LOS ANGELES (CNS) - Federal prosecutors are expected to recommend a two-year prison sentence for former Los Angeles City Councilman Mitch Englander when he is sentenced tomorrow for trying to obstruct an investigation into bribery allegations in City Hall politics.
The ex-councilman represented Council District 12 in the San Fernando Valley from July 2011 until he abruptly resigned three years ago after investigators began asking questions about his activities.
Among his other duties, Englander, 50, served as the council president pro-tempore and was a member of the powerful Planning and Land Use Management Committee, which oversees many of the city's biggest commercial and residential development projects.
Englander, of Santa Monica, admitted to scheming to cover up cash payments, costly meals and other gifts offered to him from a businessman who sought to increase his company's business opportunities in the city.

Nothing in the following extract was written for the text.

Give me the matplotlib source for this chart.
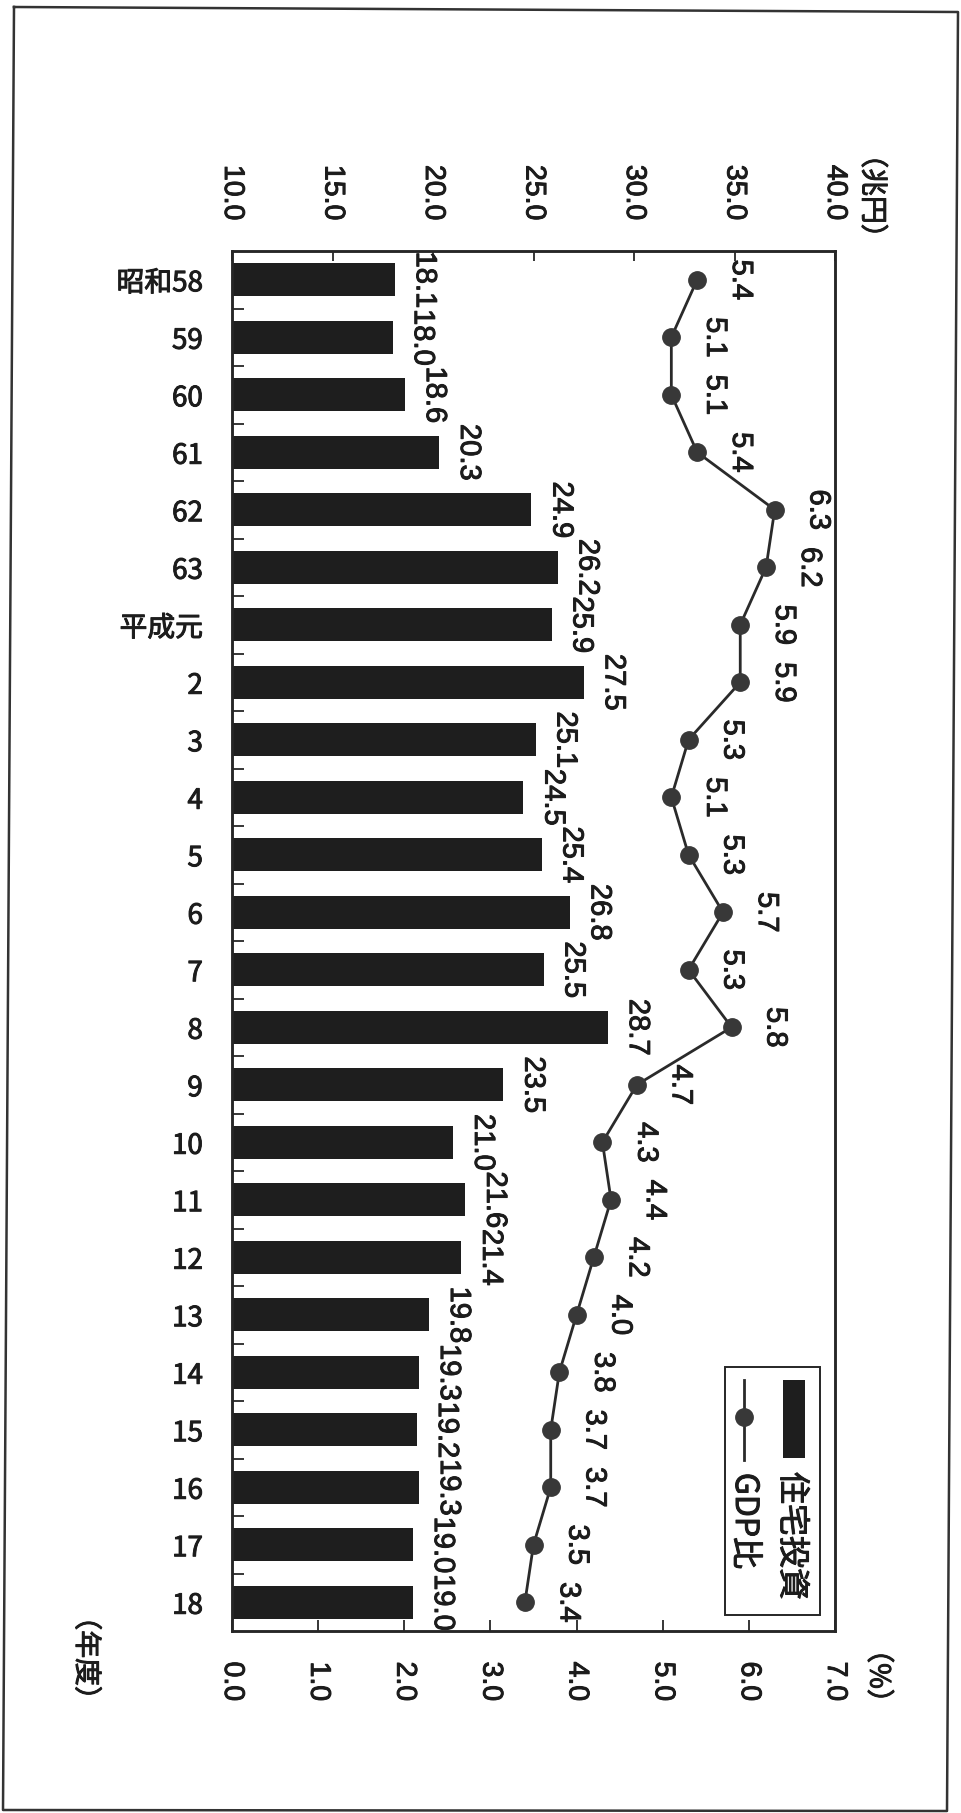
import matplotlib
matplotlib.use('Agg')
import matplotlib.pyplot as plt
import matplotlib.patheffects as pe
from matplotlib.ticker import FormatStrFormatter
from matplotlib.lines import Line2D
from matplotlib.patches import Rectangle

# ---- data ----
categories = ['昭和58', '59', '60', '61', '62', '63', '平成元', '2', '3', '4', '5', '6',
              '7', '8', '9', '10', '11', '12', '13', '14', '15', '16', '17', '18']
investment = [18.1, 18.0, 18.6, 20.3, 24.9, 26.2, 25.9, 27.5, 25.1, 24.5, 25.4, 26.8,
              25.5, 28.7, 23.5, 21.0, 21.6, 21.4, 19.8, 19.3, 19.2, 19.3, 19.0, 19.0]
gdp_ratio = [5.4, 5.1, 5.1, 5.4, 6.3, 6.2, 5.9, 5.9, 5.3, 5.1, 5.3, 5.7,
             5.3, 5.8, 4.7, 4.3, 4.4, 4.2, 4.0, 3.8, 3.7, 3.7, 3.5, 3.4]
inv_ticks = [10, 15, 20, 25, 30, 35, 40]
gdp_ticks = [0, 1, 2, 3, 4, 5, 6, 7]
legend_labels = ['住宅投資', 'GDP比']
unit_inv = '（兆円）'
unit_gdp = '（%）'
unit_cat = '（年度）'

# ---- style ----
BAR = '#1e1e1e'
LINE = '#2a2a2a'
MARK = '#383838'
TXT = '#1c1c1c'
EDGE = '#262626'
CJK = ['Noto Sans CJK JP', 'DejaVu Sans']
NUM = ['Liberation Sans', 'DejaVu Sans']
plt.rcParams['font.family'] = NUM
BOLDEN = [pe.withStroke(linewidth=0.7, foreground=TXT)]

W, H = 961, 1813
fig = plt.figure(figsize=(W / 100, H / 100), dpi=100)
fig.patch.set_facecolor('white')

ax = fig.add_axes([232 / W, 1 - 1631 / H, 603 / W, 1380 / H])
ax2 = ax.twiny()

n = len(categories)
ypos = list(range(n))

# bars
ax.barh(ypos, investment, height=0.575, color=BAR, zorder=2)
ax.set_xlim(10, 40)
ax.set_ylim(n - 0.5, -0.5)

ax.xaxis.tick_top()
ax.set_xticks(inv_ticks)
ax.xaxis.set_major_formatter(FormatStrFormatter('%.1f'))
ax.tick_params(axis='x', which='major', direction='in', length=7, width=1.3,
               color=EDGE, pad=22, labelsize=20.5, labelrotation=-90, labelcolor=TXT,
               top=True, bottom=False, labeltop=True, labelbottom=False)

ax.set_yticks(ypos)
ax.set_yticklabels(categories, fontsize=20, family=CJK, color=TXT)
ax.tick_params(axis='y', which='major', length=0, pad=21)
ax.set_yticks([i + 0.5 for i in range(n - 1)], minor=True)
ax.tick_params(axis='y', which='minor', direction='in', length=8.5, width=1.3,
               color=EDGE, left=True, right=False)

# line on secondary axis
ax2.plot(gdp_ratio, ypos, color=LINE, lw=2.0, marker='o', ms=12.5,
         mfc=MARK, mec=MARK, zorder=3)
ax2.set_xlim(0, 7)
ax2.set_ylim(n - 0.5, -0.5)
ax2.xaxis.tick_bottom()
ax2.set_xticks(gdp_ticks)
ax2.xaxis.set_major_formatter(FormatStrFormatter('%.1f'))
ax2.tick_params(axis='x', which='major', direction='in', length=8, width=1.3,
                color=EDGE, pad=22, labelsize=20.5, labelrotation=-90, labelcolor=TXT,
                top=False, bottom=True, labeltop=False, labelbottom=True)

for t in ax.get_xticklabels() + ax.get_yticklabels() + ax2.get_xticklabels():
    t.set_path_effects(BOLDEN)

for a in (ax, ax2):
    for s in a.spines.values():
        s.set_linewidth(1.8)
        s.set_color(EDGE)

# data labels
for i, v in enumerate(investment):
    ax.annotate(f'{v:.1f}', (v, i), xytext=(11.5, 0), textcoords='offset points',
                rotation=-90, ha='left', va='center', fontsize=21, family=NUM,
                color=TXT, zorder=4, path_effects=BOLDEN)
for i, v in enumerate(gdp_ratio):
    ax2.annotate(f'{v:.1f}', (v, i), xytext=(21.5, 0), textcoords='offset points',
                 rotation=-90, ha='left', va='center', fontsize=21, family=NUM,
                 color=TXT, zorder=4, path_effects=BOLDEN)

# unit labels
ax.text(1.062, 1.0399, unit_inv, transform=ax.transAxes, rotation=-90,
        ha='center', va='center', fontsize=20, family=CJK, color=TXT,
        path_effects=BOLDEN)
ax.text(1.072, -0.0326, unit_gdp, transform=ax.transAxes, rotation=-90,
        ha='center', va='center', fontsize=20, family=CJK, color=TXT,
        path_effects=BOLDEN)
ax.text(-0.242, -0.0196, unit_cat, transform=ax.transAxes, rotation=-90,
        ha='center', va='center', fontsize=20, family=CJK, color=TXT,
        path_effects=BOLDEN)

# legend (rotated, drawn by hand)
tr = ax2.transAxes
ax2.add_patch(Rectangle((0.8176, 0.0116), 0.1575, 0.1797, transform=tr,
                        facecolor='white', edgecolor=EDGE, lw=1.4, zorder=5))
ax2.add_patch(Rectangle((0.9138, 0.1254), 0.0365, 0.0565, transform=tr,
                        facecolor=BAR, edgecolor='none', zorder=6))
ax2.text(0.9287, 0.0688, legend_labels[0], transform=tr, rotation=-90,
         ha='center', va='center', fontsize=23, family=CJK, color=TXT, zorder=6,
         path_effects=BOLDEN)
ax2.add_line(Line2D([0.849, 0.849], [0.1239, 0.1819], transform=tr, color=LINE,
                    lw=2.0, zorder=6))
ax2.add_line(Line2D([0.849], [0.155], transform=tr, marker='o', ms=12.5,
                    mfc=MARK, mec=MARK, lw=0, zorder=7))
ax2.text(0.8507, 0.0797, legend_labels[1], transform=tr, rotation=-90,
         ha='center', va='center', fontsize=23, family=CJK, color=TXT, zorder=6,
         path_effects=BOLDEN)

# page border (slightly skewed as in the scan)
bx = [14, 958, 947, 3, 14]
by = [7, 12, 1811, 1810, 7]
fig.add_artist(Line2D([x / W for x in bx], [1 - y / H for y in by],
                      transform=fig.transFigure, color='#333333', lw=1.8))

fig.savefig('out.png', dpi=100, facecolor='white')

The ex-councilman pleaded guilty to scheming to falsify material facts, a federal charge carrying a penalty of up to five years in prison.
After he pleaded guilty in July, Englander issued a brief statement through his attorney, saying he accepts “full responsibility for my conduct... I look forward to continuing to contribute to my community and helping others.” The government is asking U.S. District Judge John F. Walter to impose a two-year prison sentence, three years' supervised release, a $45,000 fine, and 300 hours of community service. Englander's defense joins with probation officials in recommending three years' probation and a fine of $9,500, a penalty that avoids incarceration due to the defendant's life history and acceptance of responsibility, papers filed in Los Angeles federal court show.
Englander was a “powerful and wealthy Los Angeles city councilmember who swore an oath to serve the interests of his constituents,” prosecutors wrote. “He swore another oath as a reserve officer with the Los Angeles Police Department to uphold and protect the law. Instead, (he) illicitly cashed in on his status as a purported public servant in casino bathrooms and through VIP bottle service, luxury dinners, and behind hotel room doors.”
Prosecutors wrote in advance of Englander's sentencing hearing that over “numerous incidents of escalating corruption and self-preservation, defendant sold out both oaths, cheaply and repeatedly. After resigning in the middle of his term after he was questioned in the instant investigation, defendant successfully parlayed his government service into a lucrative private practice position as a government consultant with a major entertainment company.”
Two months after a Las Vegas trip with Englander and others in 2017, the businessman began cooperating with the FBI in an investigation focused on suspected pay-to-play schemes involving Los Angeles public officials --including ex-councilman Jose Huizar -- and made secret recordings of Englander's interactions with him, federal prosecutors said.
Huizar, the central figure in the six-year probe of City Hall, is charged separately in a 41-count racketeering indictment alleging he accepted $1.5 million in bribes from developers in exchange for his support of downtown building projects. The federal probe into suspected corruption in local politics also ensnared political operatives, lobbyists and the former general manager of the Los Angeles Department of Building and Safety.
Huizar, who represented downtown L.A. and was the chairman of the Planning and Land Use Management Committee, has pleaded not guilty to the charges against him. He faces trial June 22.